Member question: “Have any members considered/evaluated adding [collateralized loan obligations] to their investment portfolio in the current environment?
- “While we’ve had CLOs in the portfolio in the past, it’s something that hasn’t been actively pursued in recent years and we are dusting it off for evaluation.”
Peer answer 1: “We have been investing in CLOs since Q2, almost exclusively in the AAA space, but we have authorization to do AA. Spreads are tight, but they are a good option to park cash and pick up some yield without taking any more duration or mortgage risk.”
Peer answer 2: “We started investing in CLOs at the end of 2020 for similar reasons to those [Peer 1] mentioned: taking on less duration and mortgage risk. We have authorization to invest down to the single-A level but typically try to reduce risk weighed assets so we only go that low if the spreads/credit look good and risk weights aren’t too high.
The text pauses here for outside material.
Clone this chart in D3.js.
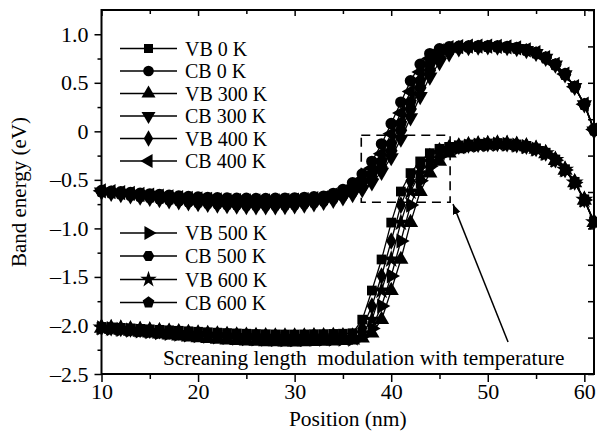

- “Much if not all of the AA bonds we purchased are 20% risk-weighted. CLOs make up about 12% of our portfolio now.”
Peer answer 3: “We like CLOs for all of the reasons mentioned above. I leveraged this asset in a prior life and it performed very well in a similar rate environment. With that said, [there are] definitely some hurdles to get folks comfortable with this asset class, but it’s on our radar.”
Peer answer 4: “We are looking at CLOs now and will take it to the investment committee for evaluation.”